Across town, in a strip-mall store that specializes in bobblehead collectibles, a bearded middle-aged man removed his shirt to reveal If necessary, will fight alone scratched across his shoulders. He attributes the slogan to the Apache chief Geronimo. Like Geronimo, the man is a Native American. He’s also a Marine vet who served in Desert Storm and spent five years in prison, charged with “conspiracy to transport aliens.” In his case, that should be anyone who’s not Native American, I assume.

In a barbershop close by, a barber finished trimming a Border Patrol agent and then pulled down his collar. I saw Show no Love. Love will Get you Killed. Another barber lifted his shirt to expose an elaborate religious scene and huge words: Fear No Evil, from the 23rd psalm.

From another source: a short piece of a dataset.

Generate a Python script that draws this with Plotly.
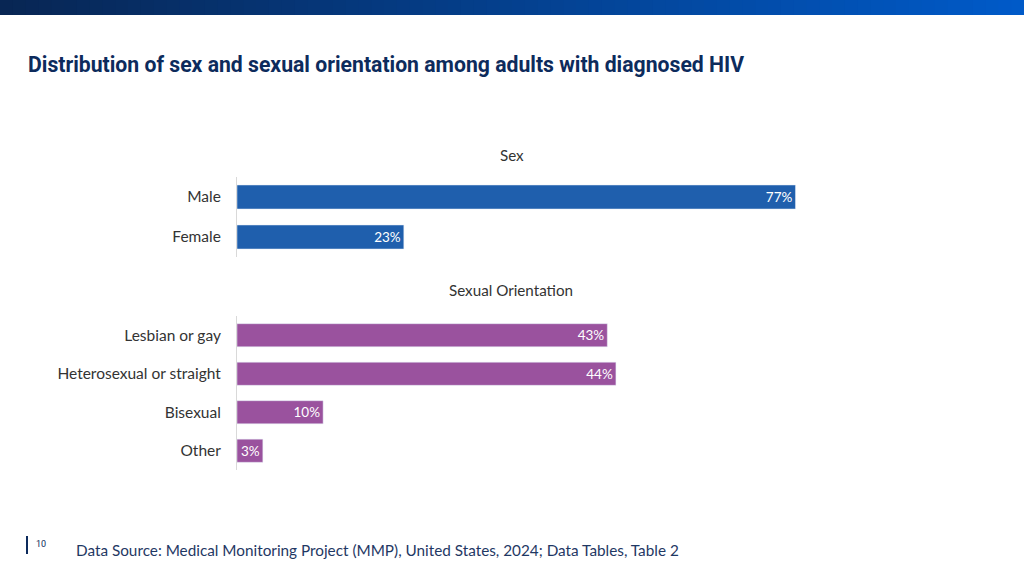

I also encountered that phrase in another language. About an hour later, a man waiting to join the Armed Forces Appreciation Day festivities in Eagle Pass’s Shelby Park showed me the entire 23rd psalm, running down his right arm, in Hebrew. After surviving combat overseas, he flew to Tel Aviv to find an artist who could tattoo the words that had comforted him in battle, but in the psalm’s original language. He didn’t allow me to photograph his face.

Through my years of tracking word tattoos, “Fear no evil” and other references to Psalm 23 have been a constant. I recall walking back from dinner with colleagues on a warm Hong Kong night, and observing in an open-air bar a muscled local man with the words 23rd Psalm in Hebrew on his forearm. His buddy whipped off his shirt and showed me “Fear no evil” in Latin. They posed together.

The following night, in another bar on the same street, a young man displayed Family Comes First inked below his bicep. He seemed surprised that I didn’t recognize it as a line from the TV show Breaking Bad. He was far from his own family, which lives in Inner Mongolia’s second-largest city. He drank Brooklyn Lager and tried to cheer up his friend, who was slumped in the opposite seat, distraught by the news that his wife is expecting a second child. The responsibility of providing for the first child was already overwhelming him, and he was worried that the stress would cause him to become an abusive father, like his own was.

As we drank beer and shared a pizza, I found myself offering my own version of support. I was quoting the words I learned from the shoulder of a cheerful woman on the deck of the Larkspur Ferry in San Francisco Bay (Instructions for living a life: Pay attention. Be astonished. Tell about it). And the affirmation I gleaned from the skin just below the edge of spandex shorts on the guy in front of me at a Sausalito bike shop (Yes). And what I captured from the shin of a waitress in New Orleans (If not now, then when?) And what I see daily on the arm of my local barista (Life is a beautiful mess).

Soon the two friends and I were joking, and when I stepped into the men’s room, they surprised me by paying the bill. Outside, the Hong Kong street was jammed with revelers, and with limbs bearing messages that communicate across continents and cultures. We walked out into the crowd, and somehow we were slightly taller.